An effective program focuses on self-awareness and behavioural adaptation rather than teaching a single, rigid management style. It should help you understand your natural strengths and provide practical ways to flex your approach based on the situation and the people you are leading.

How does personality affect leadership style?

Your personality dictates your natural preferences for communication, decision-making, and conflict resolution. For example, highly analytical people often default to directive leadership, while highly empathetic people naturally lean toward democratic, collaborative styles. Knowing your baseline helps you understand your blind spots.

Can I change my natural leadership style?
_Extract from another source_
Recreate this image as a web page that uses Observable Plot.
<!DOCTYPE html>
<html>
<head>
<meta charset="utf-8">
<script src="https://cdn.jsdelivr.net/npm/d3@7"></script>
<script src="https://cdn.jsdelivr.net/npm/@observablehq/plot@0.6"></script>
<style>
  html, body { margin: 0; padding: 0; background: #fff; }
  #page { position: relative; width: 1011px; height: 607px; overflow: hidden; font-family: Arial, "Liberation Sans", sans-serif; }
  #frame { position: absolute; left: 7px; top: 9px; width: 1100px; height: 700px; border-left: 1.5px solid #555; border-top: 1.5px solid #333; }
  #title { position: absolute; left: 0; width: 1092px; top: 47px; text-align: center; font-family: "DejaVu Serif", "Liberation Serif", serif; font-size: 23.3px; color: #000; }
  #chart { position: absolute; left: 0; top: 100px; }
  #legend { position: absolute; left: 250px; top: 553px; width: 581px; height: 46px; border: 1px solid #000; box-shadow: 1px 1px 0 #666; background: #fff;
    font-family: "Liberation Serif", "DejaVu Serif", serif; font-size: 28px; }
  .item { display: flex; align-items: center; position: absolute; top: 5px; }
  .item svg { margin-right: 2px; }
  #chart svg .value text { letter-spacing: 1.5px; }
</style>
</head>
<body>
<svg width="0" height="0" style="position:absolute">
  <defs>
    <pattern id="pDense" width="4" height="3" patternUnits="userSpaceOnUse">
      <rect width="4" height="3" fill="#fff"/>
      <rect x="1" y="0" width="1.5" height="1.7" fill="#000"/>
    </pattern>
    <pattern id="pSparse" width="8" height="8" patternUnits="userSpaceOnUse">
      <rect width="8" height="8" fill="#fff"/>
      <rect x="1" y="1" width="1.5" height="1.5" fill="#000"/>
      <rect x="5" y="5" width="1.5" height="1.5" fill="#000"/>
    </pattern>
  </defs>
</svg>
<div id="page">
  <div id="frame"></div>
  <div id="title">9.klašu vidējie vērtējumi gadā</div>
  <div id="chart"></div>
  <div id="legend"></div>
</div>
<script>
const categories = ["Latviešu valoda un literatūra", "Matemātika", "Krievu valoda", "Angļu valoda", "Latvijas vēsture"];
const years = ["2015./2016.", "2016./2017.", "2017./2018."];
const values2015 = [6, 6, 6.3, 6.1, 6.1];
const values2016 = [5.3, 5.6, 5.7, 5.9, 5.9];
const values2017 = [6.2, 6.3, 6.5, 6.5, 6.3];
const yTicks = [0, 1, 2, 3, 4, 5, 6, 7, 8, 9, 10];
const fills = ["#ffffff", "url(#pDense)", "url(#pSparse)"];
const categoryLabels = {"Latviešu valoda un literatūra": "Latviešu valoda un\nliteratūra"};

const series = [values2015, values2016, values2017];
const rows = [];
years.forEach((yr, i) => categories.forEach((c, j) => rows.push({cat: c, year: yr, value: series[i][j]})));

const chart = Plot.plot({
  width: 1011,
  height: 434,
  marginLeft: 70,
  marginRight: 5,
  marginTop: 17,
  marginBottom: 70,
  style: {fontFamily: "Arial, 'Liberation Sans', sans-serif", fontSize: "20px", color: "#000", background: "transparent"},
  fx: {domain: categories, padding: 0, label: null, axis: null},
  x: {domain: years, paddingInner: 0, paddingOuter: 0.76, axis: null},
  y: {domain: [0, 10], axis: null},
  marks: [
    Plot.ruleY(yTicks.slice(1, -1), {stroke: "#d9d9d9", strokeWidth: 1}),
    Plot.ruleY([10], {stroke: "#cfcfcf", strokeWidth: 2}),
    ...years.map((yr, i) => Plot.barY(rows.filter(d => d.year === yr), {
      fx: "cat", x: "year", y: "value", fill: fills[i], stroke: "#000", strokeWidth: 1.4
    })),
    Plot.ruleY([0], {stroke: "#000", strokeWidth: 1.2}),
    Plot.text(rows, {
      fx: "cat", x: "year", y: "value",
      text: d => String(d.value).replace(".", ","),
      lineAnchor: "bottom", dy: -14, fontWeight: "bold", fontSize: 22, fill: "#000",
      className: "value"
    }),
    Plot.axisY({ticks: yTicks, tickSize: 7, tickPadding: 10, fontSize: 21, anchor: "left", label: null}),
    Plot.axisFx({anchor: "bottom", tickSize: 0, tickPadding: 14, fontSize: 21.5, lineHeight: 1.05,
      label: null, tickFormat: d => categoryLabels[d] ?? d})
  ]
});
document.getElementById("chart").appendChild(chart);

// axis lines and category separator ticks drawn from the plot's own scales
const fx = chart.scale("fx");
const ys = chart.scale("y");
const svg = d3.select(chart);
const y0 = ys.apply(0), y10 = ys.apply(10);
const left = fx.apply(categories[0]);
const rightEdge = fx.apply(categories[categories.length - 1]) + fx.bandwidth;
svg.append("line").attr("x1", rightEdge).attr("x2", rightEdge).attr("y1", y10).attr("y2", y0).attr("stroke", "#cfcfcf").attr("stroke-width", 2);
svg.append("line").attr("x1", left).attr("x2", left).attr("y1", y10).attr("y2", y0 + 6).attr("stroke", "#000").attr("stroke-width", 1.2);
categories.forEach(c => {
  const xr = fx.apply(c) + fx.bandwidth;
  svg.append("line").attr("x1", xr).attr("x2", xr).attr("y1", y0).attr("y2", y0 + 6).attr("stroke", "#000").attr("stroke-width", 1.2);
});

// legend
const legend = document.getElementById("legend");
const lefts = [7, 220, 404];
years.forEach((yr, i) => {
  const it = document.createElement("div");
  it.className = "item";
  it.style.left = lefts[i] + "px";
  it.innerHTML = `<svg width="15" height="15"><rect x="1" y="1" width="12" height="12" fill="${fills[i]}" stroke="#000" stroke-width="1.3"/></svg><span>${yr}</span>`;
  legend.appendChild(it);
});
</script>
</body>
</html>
You cannot change your core personality, but you can absolutely learn to adapt your behaviour. Good coaching teaches you how to access different leadership styles – like being more directive in a crisis or more hands-off with a skilled team – even if those styles do not come naturally to you.
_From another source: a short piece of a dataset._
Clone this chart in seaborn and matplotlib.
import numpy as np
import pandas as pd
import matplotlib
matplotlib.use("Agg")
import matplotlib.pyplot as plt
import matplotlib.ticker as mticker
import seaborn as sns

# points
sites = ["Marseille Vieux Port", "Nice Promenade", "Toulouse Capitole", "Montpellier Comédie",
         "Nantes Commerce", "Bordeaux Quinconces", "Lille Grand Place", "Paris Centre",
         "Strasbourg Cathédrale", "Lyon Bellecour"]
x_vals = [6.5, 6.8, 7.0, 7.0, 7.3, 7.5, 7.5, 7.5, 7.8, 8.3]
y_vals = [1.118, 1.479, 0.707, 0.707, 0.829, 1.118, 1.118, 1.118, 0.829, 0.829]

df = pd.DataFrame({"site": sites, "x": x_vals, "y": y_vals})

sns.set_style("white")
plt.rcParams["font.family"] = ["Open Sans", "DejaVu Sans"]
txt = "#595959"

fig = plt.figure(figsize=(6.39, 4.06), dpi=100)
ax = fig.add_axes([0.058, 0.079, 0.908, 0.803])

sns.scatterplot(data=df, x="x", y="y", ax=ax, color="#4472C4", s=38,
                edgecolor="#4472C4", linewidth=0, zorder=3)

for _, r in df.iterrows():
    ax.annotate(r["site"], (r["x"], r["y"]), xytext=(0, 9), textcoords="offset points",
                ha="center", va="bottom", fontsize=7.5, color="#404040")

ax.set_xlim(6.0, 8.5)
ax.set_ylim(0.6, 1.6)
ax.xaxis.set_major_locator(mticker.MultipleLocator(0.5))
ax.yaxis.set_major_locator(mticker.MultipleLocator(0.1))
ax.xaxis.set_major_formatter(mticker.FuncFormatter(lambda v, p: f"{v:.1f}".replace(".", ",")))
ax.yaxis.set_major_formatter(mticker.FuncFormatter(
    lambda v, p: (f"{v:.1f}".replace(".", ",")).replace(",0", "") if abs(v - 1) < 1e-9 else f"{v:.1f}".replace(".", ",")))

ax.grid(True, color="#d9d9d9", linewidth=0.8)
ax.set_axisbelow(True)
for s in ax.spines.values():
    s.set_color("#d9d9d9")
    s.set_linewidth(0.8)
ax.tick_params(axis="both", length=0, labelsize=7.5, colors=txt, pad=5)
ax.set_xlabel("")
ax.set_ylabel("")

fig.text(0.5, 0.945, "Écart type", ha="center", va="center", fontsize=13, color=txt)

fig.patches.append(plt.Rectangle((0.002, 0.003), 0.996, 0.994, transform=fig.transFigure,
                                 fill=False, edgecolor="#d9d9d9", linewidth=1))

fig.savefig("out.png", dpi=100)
Is online leadership coaching as good as in-person training?

Online coaching can often be more effective because it provides continuous, on-demand insights rather than a one-time data dump in a conference room. Digital platforms allow you to access personality insights and conflict resolution strategies in the moment, right when you actually need them at work.

How do I know if a coaching program is right for me?

Look for a program that starts by assessing who you actually are. If a coaching service promises to teach you "the five secrets of perfect leadership" without first understanding your specific work personality, it is likely offering generic advice that will be difficult to apply to your daily life.